Thirty-four years later, in 2008, model Chloe Goins claims Cosby also drugged and assaulted her at a Playboy Mansion party.

She says she felt “foggy” after Cosby gave her drinks and then passed out in a bedroom. When she woke up, he was licking her toes and she felt something sticky on her chest, she told the Daily Mail.

‘He jumped up, pulled his pants back up quickly and left. He had seen that I was alert and bolted out of there. I was left in the room by myself,” she told the British tabloid. “I felt embarrassed, it was a gross, icky feeling. I felt very violated and humiliated.”

Cosby’s targets weren’t all starry-eyed aspiring actresses and models — a waitress, a massage therapist, a nurse, writers and businesswomen have all pointed the finger at the former Pudding Pop hype man in recent years

Janice Baker-Kinney — who also testified at the trial — says she was 24 years old and working as a bartender at Harrah’s in Reno, Nev., in 1982 when she was met Cosby at a pizza party hosted by the casino’s owner.

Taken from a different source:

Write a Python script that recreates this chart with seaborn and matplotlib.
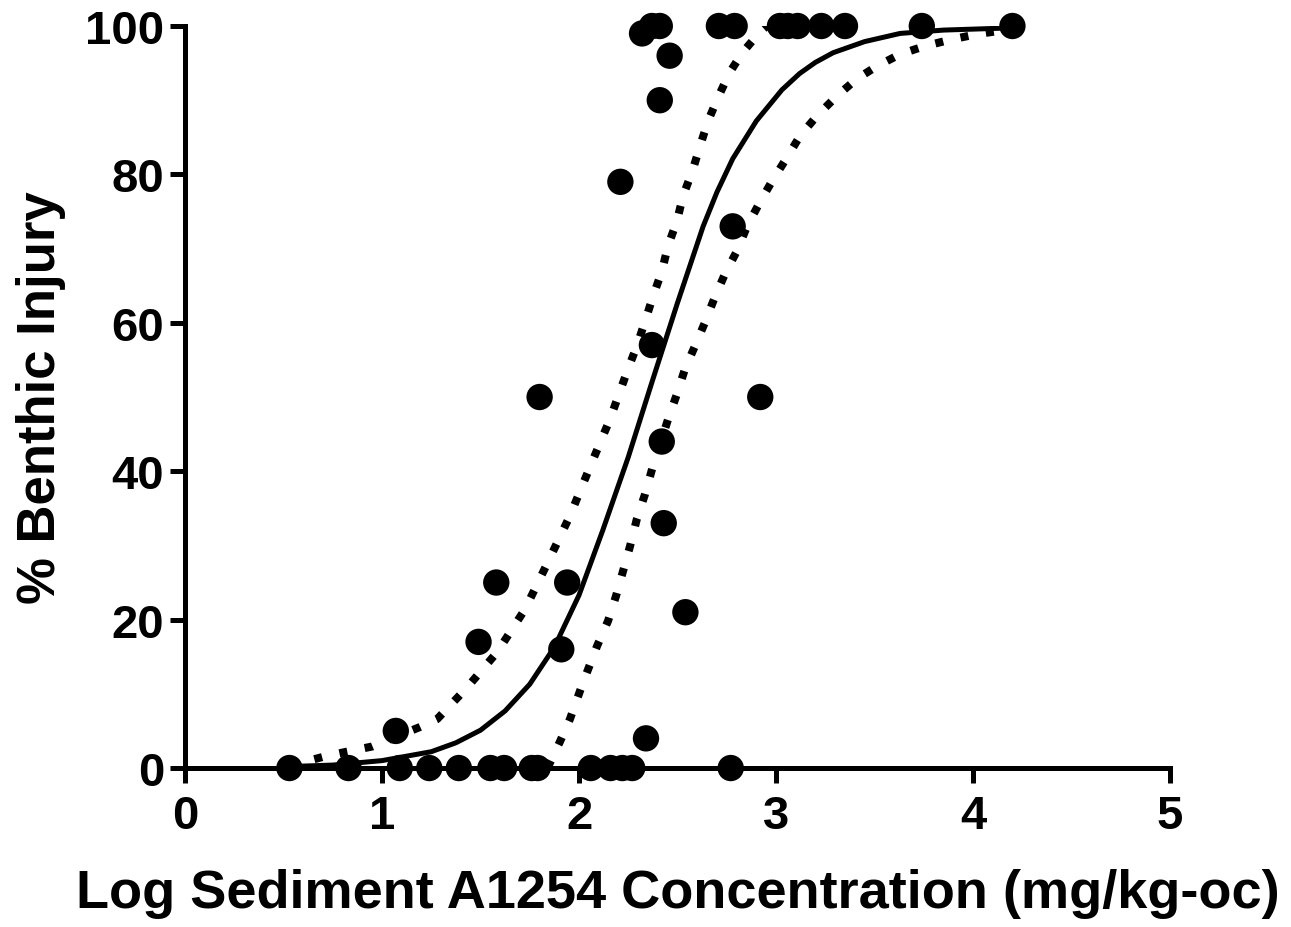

The funnyman gave her two pills, which she believes were Quaaludes — and the next thing Baker-Kinney remembers, she was waking up naked in bed with him.

“There was a sticky wetness between my legs, and it felt like . . . I had had sex the night before,” she testified.

“I was so mortified that I had passed out. It’s kind of like, I was embarrassed and mortified. Here I was, laying naked. I said, ‘I’ve been dieting the past few days, and maybe that’s why I passed out.’ ”

As Baker-Kinney attempted to flee the house, she said Cosby blocked the door and raised his finger first to his mouth and then to hers.

“Now this is just between you and me,” she recalled him saying. “So don’t tell anybody any kind of thing.”

On Thursday, she said she was overwhelmed with “relief and gratitude.”

“We can now move forward with our heads held high,” she said.